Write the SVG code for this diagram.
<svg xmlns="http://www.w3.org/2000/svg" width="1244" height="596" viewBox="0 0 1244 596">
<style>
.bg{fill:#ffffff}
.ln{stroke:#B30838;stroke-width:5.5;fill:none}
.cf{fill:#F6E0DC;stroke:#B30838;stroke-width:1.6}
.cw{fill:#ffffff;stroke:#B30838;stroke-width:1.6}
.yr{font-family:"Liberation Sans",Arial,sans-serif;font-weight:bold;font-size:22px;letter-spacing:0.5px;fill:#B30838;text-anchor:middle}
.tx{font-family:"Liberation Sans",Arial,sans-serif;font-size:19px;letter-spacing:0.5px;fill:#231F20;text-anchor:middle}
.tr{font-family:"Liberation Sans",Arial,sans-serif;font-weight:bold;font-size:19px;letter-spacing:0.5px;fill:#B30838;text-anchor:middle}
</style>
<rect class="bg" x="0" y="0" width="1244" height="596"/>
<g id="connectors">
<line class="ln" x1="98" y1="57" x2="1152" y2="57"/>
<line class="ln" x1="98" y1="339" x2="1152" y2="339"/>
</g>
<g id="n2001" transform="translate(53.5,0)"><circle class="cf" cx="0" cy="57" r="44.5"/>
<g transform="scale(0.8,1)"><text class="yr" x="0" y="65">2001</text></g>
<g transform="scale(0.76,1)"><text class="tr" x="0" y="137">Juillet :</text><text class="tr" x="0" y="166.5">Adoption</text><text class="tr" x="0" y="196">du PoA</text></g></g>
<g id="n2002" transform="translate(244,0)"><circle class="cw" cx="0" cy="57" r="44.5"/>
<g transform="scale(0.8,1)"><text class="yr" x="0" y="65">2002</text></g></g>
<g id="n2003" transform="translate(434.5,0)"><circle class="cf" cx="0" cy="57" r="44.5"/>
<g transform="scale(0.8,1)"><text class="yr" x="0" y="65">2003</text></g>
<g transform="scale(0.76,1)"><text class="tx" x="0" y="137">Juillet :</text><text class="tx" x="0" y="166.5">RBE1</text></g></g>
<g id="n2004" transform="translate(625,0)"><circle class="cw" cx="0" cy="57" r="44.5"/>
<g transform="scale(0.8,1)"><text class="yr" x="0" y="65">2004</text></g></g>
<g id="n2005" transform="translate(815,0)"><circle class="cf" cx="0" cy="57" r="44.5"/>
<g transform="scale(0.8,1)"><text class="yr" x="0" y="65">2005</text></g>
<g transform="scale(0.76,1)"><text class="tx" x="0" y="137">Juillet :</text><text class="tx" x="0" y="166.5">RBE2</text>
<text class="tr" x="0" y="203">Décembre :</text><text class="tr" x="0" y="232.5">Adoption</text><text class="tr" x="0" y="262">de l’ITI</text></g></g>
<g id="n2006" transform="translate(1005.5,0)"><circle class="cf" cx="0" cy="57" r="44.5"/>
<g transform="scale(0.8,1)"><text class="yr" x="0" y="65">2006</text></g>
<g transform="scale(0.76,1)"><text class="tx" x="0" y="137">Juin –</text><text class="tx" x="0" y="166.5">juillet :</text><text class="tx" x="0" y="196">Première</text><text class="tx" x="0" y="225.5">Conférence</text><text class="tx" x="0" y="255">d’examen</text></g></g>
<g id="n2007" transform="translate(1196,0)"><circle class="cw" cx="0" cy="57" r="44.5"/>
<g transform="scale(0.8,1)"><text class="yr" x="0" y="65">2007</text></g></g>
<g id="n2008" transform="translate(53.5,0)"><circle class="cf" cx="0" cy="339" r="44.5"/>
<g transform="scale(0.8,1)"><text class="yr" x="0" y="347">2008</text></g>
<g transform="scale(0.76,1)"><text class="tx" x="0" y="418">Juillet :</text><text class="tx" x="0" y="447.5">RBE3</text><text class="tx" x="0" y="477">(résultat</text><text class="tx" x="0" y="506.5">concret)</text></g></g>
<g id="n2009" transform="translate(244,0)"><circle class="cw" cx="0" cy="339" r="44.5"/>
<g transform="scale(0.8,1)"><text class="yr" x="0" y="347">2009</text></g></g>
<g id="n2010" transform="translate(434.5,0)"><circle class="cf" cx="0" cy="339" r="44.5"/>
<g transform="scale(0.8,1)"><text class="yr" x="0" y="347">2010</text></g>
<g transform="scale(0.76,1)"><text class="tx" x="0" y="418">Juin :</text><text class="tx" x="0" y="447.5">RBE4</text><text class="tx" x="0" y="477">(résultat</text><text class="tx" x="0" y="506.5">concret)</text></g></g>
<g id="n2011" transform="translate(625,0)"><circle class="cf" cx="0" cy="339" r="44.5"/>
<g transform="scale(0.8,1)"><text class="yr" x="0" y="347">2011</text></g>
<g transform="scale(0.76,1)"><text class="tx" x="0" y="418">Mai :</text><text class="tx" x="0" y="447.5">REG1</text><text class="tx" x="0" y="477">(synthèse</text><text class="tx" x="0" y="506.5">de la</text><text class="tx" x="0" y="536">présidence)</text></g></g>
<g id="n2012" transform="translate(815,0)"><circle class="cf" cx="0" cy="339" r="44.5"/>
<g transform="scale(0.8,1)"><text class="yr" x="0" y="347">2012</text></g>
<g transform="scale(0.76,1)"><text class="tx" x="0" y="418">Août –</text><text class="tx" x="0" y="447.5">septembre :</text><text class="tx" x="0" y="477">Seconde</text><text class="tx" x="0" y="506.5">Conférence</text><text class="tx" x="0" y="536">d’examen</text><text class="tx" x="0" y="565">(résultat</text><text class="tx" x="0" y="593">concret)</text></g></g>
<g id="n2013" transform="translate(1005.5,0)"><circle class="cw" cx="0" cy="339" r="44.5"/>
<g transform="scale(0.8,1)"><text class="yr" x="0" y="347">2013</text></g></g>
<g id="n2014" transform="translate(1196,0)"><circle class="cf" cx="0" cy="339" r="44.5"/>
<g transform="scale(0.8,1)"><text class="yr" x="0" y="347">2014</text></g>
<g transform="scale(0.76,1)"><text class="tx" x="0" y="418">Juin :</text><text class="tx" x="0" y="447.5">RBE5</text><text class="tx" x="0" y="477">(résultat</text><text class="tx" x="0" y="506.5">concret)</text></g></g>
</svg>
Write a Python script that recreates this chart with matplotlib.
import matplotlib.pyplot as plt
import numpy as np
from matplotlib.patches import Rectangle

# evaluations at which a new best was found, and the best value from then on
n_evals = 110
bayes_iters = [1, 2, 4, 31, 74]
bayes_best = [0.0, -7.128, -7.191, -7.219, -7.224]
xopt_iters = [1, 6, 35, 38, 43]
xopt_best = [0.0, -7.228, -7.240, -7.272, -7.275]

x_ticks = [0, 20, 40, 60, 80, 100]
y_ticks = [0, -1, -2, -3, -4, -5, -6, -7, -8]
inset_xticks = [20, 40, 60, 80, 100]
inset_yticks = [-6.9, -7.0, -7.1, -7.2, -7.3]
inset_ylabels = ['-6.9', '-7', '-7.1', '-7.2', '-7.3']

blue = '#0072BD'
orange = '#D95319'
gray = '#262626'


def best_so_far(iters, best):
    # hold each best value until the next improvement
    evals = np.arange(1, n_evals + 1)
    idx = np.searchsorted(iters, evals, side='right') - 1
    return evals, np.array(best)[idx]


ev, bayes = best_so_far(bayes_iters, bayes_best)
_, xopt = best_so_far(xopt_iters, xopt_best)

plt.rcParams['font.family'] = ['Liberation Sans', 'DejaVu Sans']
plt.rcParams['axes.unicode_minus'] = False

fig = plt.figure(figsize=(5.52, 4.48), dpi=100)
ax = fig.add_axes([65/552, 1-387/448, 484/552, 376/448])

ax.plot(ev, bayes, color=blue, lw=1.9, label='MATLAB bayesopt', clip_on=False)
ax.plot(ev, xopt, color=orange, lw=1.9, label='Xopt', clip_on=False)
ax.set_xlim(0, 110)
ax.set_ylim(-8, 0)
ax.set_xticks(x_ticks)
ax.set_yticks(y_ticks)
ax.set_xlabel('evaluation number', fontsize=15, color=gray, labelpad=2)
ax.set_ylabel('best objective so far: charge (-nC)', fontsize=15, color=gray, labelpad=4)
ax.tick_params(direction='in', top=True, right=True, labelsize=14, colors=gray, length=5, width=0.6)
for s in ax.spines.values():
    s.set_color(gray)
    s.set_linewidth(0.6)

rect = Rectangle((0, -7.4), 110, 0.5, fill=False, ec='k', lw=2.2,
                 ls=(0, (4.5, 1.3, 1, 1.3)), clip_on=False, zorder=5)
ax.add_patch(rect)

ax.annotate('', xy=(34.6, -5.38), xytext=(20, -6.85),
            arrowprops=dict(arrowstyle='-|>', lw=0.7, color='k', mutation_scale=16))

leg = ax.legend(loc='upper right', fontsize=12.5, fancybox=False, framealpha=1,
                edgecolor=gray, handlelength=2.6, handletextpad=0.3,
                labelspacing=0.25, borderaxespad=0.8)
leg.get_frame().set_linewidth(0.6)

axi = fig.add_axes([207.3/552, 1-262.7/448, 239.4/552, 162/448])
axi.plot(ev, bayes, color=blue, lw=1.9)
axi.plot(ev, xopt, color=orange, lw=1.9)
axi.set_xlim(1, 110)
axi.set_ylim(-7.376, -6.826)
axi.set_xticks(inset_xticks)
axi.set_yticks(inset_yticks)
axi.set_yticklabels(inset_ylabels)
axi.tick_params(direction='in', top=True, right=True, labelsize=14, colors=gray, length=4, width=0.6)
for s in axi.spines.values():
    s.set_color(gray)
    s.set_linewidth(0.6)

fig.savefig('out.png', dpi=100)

# [What to do]
From the line with "Write a Python" through the line with "xopt_best = [0.0, -7.228, -7.240, -7.272, -7.275]", repeat every line exactly, both ends included, and nothing outside that range.

# [Expected answer]
Write a Python script that recreates this chart with matplotlib.
import matplotlib.pyplot as plt
import numpy as np
from matplotlib.patches import Rectangle

# evaluations at which a new best was found, and the best value from then on
n_evals = 110
bayes_iters = [1, 2, 4, 31, 74]
bayes_best = [0.0, -7.128, -7.191, -7.219, -7.224]
xopt_iters = [1, 6, 35, 38, 43]
xopt_best = [0.0, -7.228, -7.240, -7.272, -7.275]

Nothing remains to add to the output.